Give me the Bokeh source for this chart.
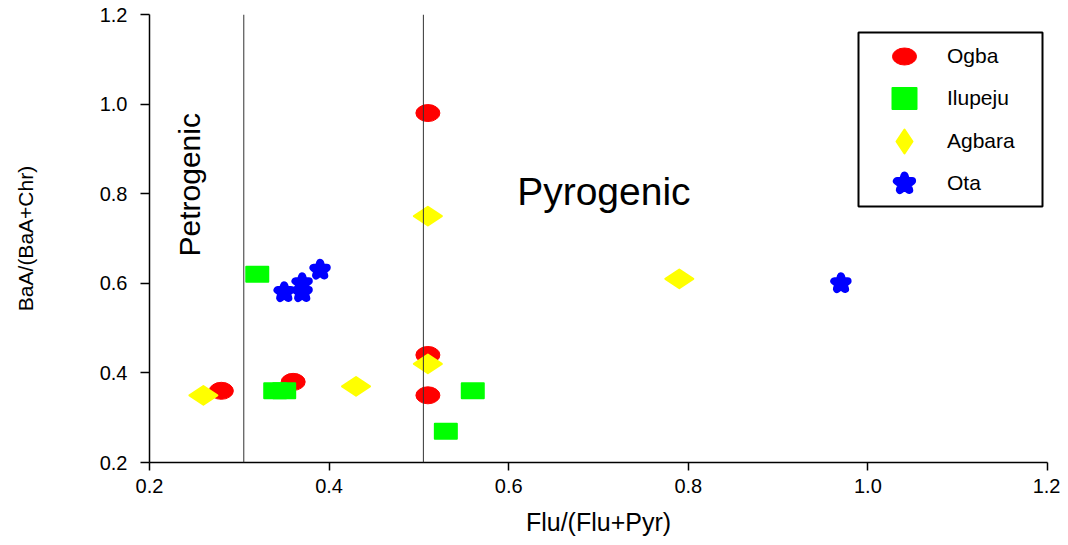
import math
from bokeh.plotting import figure
from bokeh.models import (Range1d, Span, Label, Legend, LegendItem, BoxAnnotation,
                          FixedTicker, PrintfTickFormatter)
from bokeh.embed import file_html
from bokeh.resources import INLINE

# ---- data ----
ogba_x = [0.51, 0.51, 0.51, 0.28, 0.36]
ogba_y = [0.98, 0.44, 0.35, 0.36, 0.38]
ilupeju_x = [0.32, 0.34, 0.35, 0.56, 0.53]
ilupeju_y = [0.62, 0.36, 0.36, 0.36, 0.27]
agbara_x = [0.26, 0.43, 0.51, 0.51, 0.79]
agbara_y = [0.35, 0.37, 0.75, 0.42, 0.61]
ota_x = [0.35, 0.37, 0.37, 0.39, 0.97]
ota_y = [0.58, 0.58, 0.60, 0.63, 0.60]
x_ticks = [0.2, 0.4, 0.6, 0.8, 1.0, 1.2]
y_ticks = [0.2, 0.4, 0.6, 0.8, 1.0, 1.2]
boundaries = [0.305, 0.505]
series_names = ["Ogba", "Ilupeju", "Agbara", "Ota"]

FONT = "Liberation Sans"
FL, FT = 149, 14          # frame left / top on the canvas

p = figure(width=1060, height=544, x_range=Range1d(0.2, 1.2), y_range=Range1d(0.2, 1.2),
           output_backend="svg", toolbar_location=None,
           min_border_left=FL, min_border_right=13, min_border_top=FT, min_border_bottom=82)
p.outline_line_color = None
p.grid.visible = False
p.background_fill_color = "white"

# boundary lines
for b in boundaries:
    p.add_layout(Span(location=b, dimension="height", line_color="#333333", line_width=1))

r_ogba = p.ellipse(x=ogba_x, y=ogba_y, width=24, height=17, width_units="screen",
                   height_units="screen", fill_color="red", line_color="red")
r_ilu = p.rect(x=ilupeju_x, y=ilupeju_y, width=22, height=15, width_units="screen",
               height_units="screen", fill_color="#00ff00", line_color="#00ff00",
               line_width=2, line_join="round")
r_agb = p.scatter(x=agbara_x, y=agbara_y, marker="diamond", size=28, angle=math.pi / 2,
                  fill_color="yellow", line_color="yellow", line_width=2, line_join="round")
r_ota = p.scatter(x=ota_x, y=ota_y, marker="star", size=14, fill_color="blue",
                  line_color="blue", line_width=8, line_join="round")

# region labels
p.add_layout(Label(x=0.706, y=0.805, text="Pyrogenic", text_align="center",
                   text_baseline="alphabetic", text_font=FONT, text_font_size="39px",
                   text_color="black"))
p.add_layout(Label(x=0.2446, y=0.82, text="Petrogenic", angle=math.pi / 2,
                   text_align="center", text_baseline="middle", text_font=FONT,
                   text_font_size="30px", text_color="black"))

# legend frame (screen units, relative to the plot frame)
p.add_layout(BoxAnnotation(left=709, right=893, top=430, bottom=256,
                           left_units="screen", right_units="screen",
                           top_units="screen", bottom_units="screen",
                           fill_alpha=0, line_color="black", line_alpha=1, line_width=2))

def add_leg(renderer, label, gw, gh, center_y):
    # center_y: row centre, in px below the frame top
    leg = Legend(items=[LegendItem(label=label, renderers=[renderer])],
                 location=(755 - gw / 2, 448 - center_y - gh / 2),
                 glyph_width=gw, glyph_height=gh, label_height=gh,
                 label_standoff=int(43 - gw / 2), padding=0, margin=0, spacing=0,
                 border_line_alpha=0, background_fill_alpha=0,
                 label_text_font=FONT, label_text_font_size="21px",
                 label_text_color="black")
    p.add_layout(leg)

add_leg(r_ogba, series_names[0], 30, 30, 42)
add_leg(r_ilu, series_names[1], 30, 26, 84)
add_leg(r_agb, series_names[2], 60, 60, 127)
add_leg(r_ota, series_names[3], 40, 40, 169)

# axes
for ax in (p.xaxis[0], p.yaxis[0]):
    ax.axis_line_color = "black"
    ax.axis_line_width = 1.5
    ax.major_tick_line_color = "black"
    ax.major_tick_line_width = 1.5
    ax.major_tick_in = 0
    ax.minor_tick_line_color = None
    ax.major_label_text_font = FONT
    ax.major_label_text_font_size = "20px"
    ax.major_label_text_color = "black"
    ax.axis_label_text_font = FONT
    ax.axis_label_text_font_style = "normal"
    ax.axis_label_text_color = "black"
    ax.formatter = PrintfTickFormatter(format="%.1f")

p.xaxis[0].ticker = FixedTicker(ticks=x_ticks)
p.yaxis[0].ticker = FixedTicker(ticks=y_ticks)
p.xaxis[0].major_tick_out = 8
p.xaxis[0].major_label_standoff = 8
p.xaxis[0].axis_label = "Flu/(Flu+Pyr)"
p.xaxis[0].axis_label_text_font_size = "25px"
p.xaxis[0].axis_label_standoff = 12
p.yaxis[0].major_tick_out = 9
p.yaxis[0].major_label_standoff = 13
p.yaxis[0].axis_label = "BaA/(BaA+Chr)"
p.yaxis[0].axis_label_text_font_size = "21px"
p.yaxis[0].axis_label_standoff = 60

open("out.html", "w").write(file_html(p, INLINE))
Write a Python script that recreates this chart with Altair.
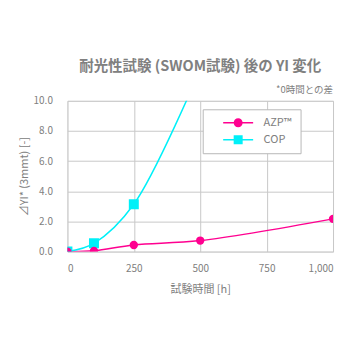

◆ ◆ ◆

▸ **Exercise prompt**: Print every entry exactly as written, without the pictures.

▸ **Exercise solution**:
Give me the Bokeh source for this chart.
import math
from bokeh.plotting import figure
from bokeh.models import (Range1d, Span, Label, Legend, LegendItem, BoxAnnotation,
                          FixedTicker, PrintfTickFormatter)
from bokeh.embed import file_html
from bokeh.resources import INLINE

# ---- data ----
ogba_x = [0.51, 0.51, 0.51, 0.28, 0.36]
ogba_y = [0.98, 0.44, 0.35, 0.36, 0.38]
ilupeju_x = [0.32, 0.34, 0.35, 0.56, 0.53]
ilupeju_y = [0.62, 0.36, 0.36, 0.36, 0.27]
agbara_x = [0.26, 0.43, 0.51, 0.51, 0.79]
agbara_y = [0.35, 0.37, 0.75, 0.42, 0.61]
ota_x = [0.35, 0.37, 0.37, 0.39, 0.97]
ota_y = [0.58, 0.58, 0.60, 0.63, 0.60]
x_ticks = [0.2, 0.4, 0.6, 0.8, 1.0, 1.2]
y_ticks = [0.2, 0.4, 0.6, 0.8, 1.0, 1.2]
boundaries = [0.305, 0.505]
series_names = ["Ogba", "Ilupeju", "Agbara", "Ota"]

FONT = "Liberation Sans"
FL, FT = 149, 14          # frame left / top on the canvas

p = figure(width=1060, height=544, x_range=Range1d(0.2, 1.2), y_range=Range1d(0.2, 1.2),
           output_backend="svg", toolbar_location=None,
           min_border_left=FL, min_border_right=13, min_border_top=FT, min_border_bottom=82)
p.outline_line_color = None
p.grid.visible = False
p.background_fill_color = "white"

# boundary lines
for b in boundaries:
    p.add_layout(Span(location=b, dimension="height", line_color="#333333", line_width=1))

r_ogba = p.ellipse(x=ogba_x, y=ogba_y, width=24, height=17, width_units="screen",
                   height_units="screen", fill_color="red", line_color="red")
r_ilu = p.rect(x=ilupeju_x, y=ilupeju_y, width=22, height=15, width_units="screen",
               height_units="screen", fill_color="#00ff00", line_color="#00ff00",
               line_width=2, line_join="round")
r_agb = p.scatter(x=agbara_x, y=agbara_y, marker="diamond", size=28, angle=math.pi / 2,
                  fill_color="yellow", line_color="yellow", line_width=2, line_join="round")
r_ota = p.scatter(x=ota_x, y=ota_y, marker="star", size=14, fill_color="blue",
                  line_color="blue", line_width=8, line_join="round")

# region labels
p.add_layout(Label(x=0.706, y=0.805, text="Pyrogenic", text_align="center",
                   text_baseline="alphabetic", text_font=FONT, text_font_size="39px",
                   text_color="black"))
p.add_layout(Label(x=0.2446, y=0.82, text="Petrogenic", angle=math.pi / 2,
                   text_align="center", text_baseline="middle", text_font=FONT,
                   text_font_size="30px", text_color="black"))

# legend frame (screen units, relative to the plot frame)
p.add_layout(BoxAnnotation(left=709, right=893, top=430, bottom=256,
                           left_units="screen", right_units="screen",
                           top_units="screen", bottom_units="screen",
                           fill_alpha=0, line_color="black", line_alpha=1, line_width=2))

def add_leg(renderer, label, gw, gh, center_y):
    # center_y: row centre, in px below the frame top
    leg = Legend(items=[LegendItem(label=label, renderers=[renderer])],
                 location=(755 - gw / 2, 448 - center_y - gh / 2),
                 glyph_width=gw, glyph_height=gh, label_height=gh,
                 label_standoff=int(43 - gw / 2), padding=0, margin=0, spacing=0,
                 border_line_alpha=0, background_fill_alpha=0,
                 label_text_font=FONT, label_text_font_size="21px",
                 label_text_color="black")
    p.add_layout(leg)

add_leg(r_ogba, series_names[0], 30, 30, 42)
add_leg(r_ilu, series_names[1], 30, 26, 84)
add_leg(r_agb, series_names[2], 60, 60, 127)
add_leg(r_ota, series_names[3], 40, 40, 169)

# axes
for ax in (p.xaxis[0], p.yaxis[0]):
    ax.axis_line_color = "black"
    ax.axis_line_width = 1.5
    ax.major_tick_line_color = "black"
    ax.major_tick_line_width = 1.5
    ax.major_tick_in = 0
    ax.minor_tick_line_color = None
    ax.major_label_text_font = FONT
    ax.major_label_text_font_size = "20px"
    ax.major_label_text_color = "black"
    ax.axis_label_text_font = FONT
    ax.axis_label_text_font_style = "normal"
    ax.axis_label_text_color = "black"
    ax.formatter = PrintfTickFormatter(format="%.1f")

p.xaxis[0].ticker = FixedTicker(ticks=x_ticks)
p.yaxis[0].ticker = FixedTicker(ticks=y_ticks)
p.xaxis[0].major_tick_out = 8
p.xaxis[0].major_label_standoff = 8
p.xaxis[0].axis_label = "Flu/(Flu+Pyr)"
p.xaxis[0].axis_label_text_font_size = "25px"
p.xaxis[0].axis_label_standoff = 12
p.yaxis[0].major_tick_out = 9
p.yaxis[0].major_label_standoff = 13
p.yaxis[0].axis_label = "BaA/(BaA+Chr)"
p.yaxis[0].axis_label_text_font_size = "21px"
p.yaxis[0].axis_label_standoff = 60

open("out.html", "w").write(file_html(p, INLINE))
Write a Python script that recreates this chart with Altair.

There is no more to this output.